Si pensi, ad esempio, al caso di un responsabile commerciale che, accedendo abusivamente ai sistemi informatici dell’impresa ex datrice di lavoro, riesca a carpire dati personali e informazioni commerciali riservate al fine di sfruttarle a vantaggio della “nuova” società. Potrebbe ritenersi configurabile, in questo caso, un concorso tra il delitto informatico di “Accesso abusivo ad un sistema informatico o telematico” ed uno dei delitti contro l’industria ed il commercio di cui al D.lgs. n. 231/2001.

Un altro caso potrebbe riguardare la manomissione di registrazioni video di un incidente sul lavoro: un dipendente, durante l’utilizzo di un macchinario privo di dispositivi di sicurezza, subisce un infortunio mortale e la scena è ripresa da una videocamera del sistema di videosorveglianza della struttura. Il Datore di Lavoro, prima di attivare i soccorsi, manomette il supporto del sistema di videosorveglianza sul quale erano state memorizzate le registrazioni relative all’incidente, cancellandole, per poi installare i dispositivi di sicurezza sul macchinario. La condotta così descritta, attuata per evitare sanzioni in materia di salute e sicurezza sul lavoro e probabili danni reputazionali, potrebbe rientrare nel perimetro del reato di “Danneggiamento di sistemi informatici o telematici”.

È inoltre da considerare che, spesso, i reati informatici coincidono con una violazione di dati personali (data-breach), come definita dal GDPR. In tali casi, il titolare del trattamento è obbligato a notificare la violazione al Garante per la protezione dei dati personali entro 72 ore dal momento in cui ne è venuto a conoscenza, a meno che sia improbabile che tale violazione dei dati personali comporti un rischio per i diritti e le libertà degli interessati.

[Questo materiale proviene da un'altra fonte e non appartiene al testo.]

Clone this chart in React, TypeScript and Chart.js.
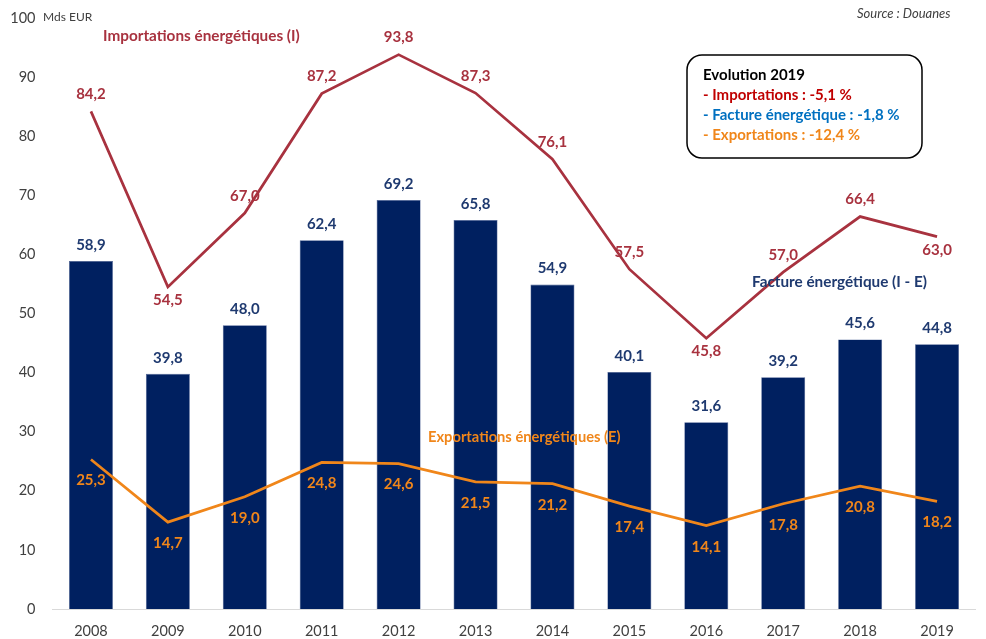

Minimizzare i rischi: la compliance integrata

Per minimizzare i rischi ora analizzati le società, nella costruzione e/o revisione del Modello organizzativo 231 e nello sviluppo di un sistema di compliance in materia di protezione dei dati, sono tenute a valutare, in una prospettiva organica e sulla scorta del c.d. risk-based approach, i rischi e le misure di controllo da implementare per contenere le minacce informatiche. Nel dettaglio, sarà fondamentale:

  • stabilire ed applicare procedure interne per assicurare la sicurezza dei sistemi informatici prevedendo, ad esempio, rigide misure di segregazione degli accessi logici, al fine di impedire a soggetti non autorizzati di accedere e manomettere strumentazione informatica;
  • implementare sistemi di monitoraggio continuo per identificare tempestivamente eventuali minacce o violazioni;
  • organizzare programmi di formazione per sensibilizzare i dipendenti in materia di responsabilità amministrativa degli enti con l’intento di evitare che l’azione illecita di un dipendente comporti l’apertura di un procedimento ex Decreto 231 a carico della società.

In termini operativi, il Modello 231 di una società dovrebbe perlomeno prevedere documenti e procedure, redatte in ossequio alle disposizioni di legge in materia di privacy, volte a definire le politiche di sicurezza in materia di dati personali e a fornire idonee informazioni relative alla tipologia di dati trattati.

Così facendo, l’ente potrebbe evitare di incorrere nella c.d. “colpa di organizzazione”, da intendersi come rimprovero derivante dall’inosservanza dell’obbligo di adottare le cautele organizzative e gestionali necessarie a prevenire la commissione di illeciti.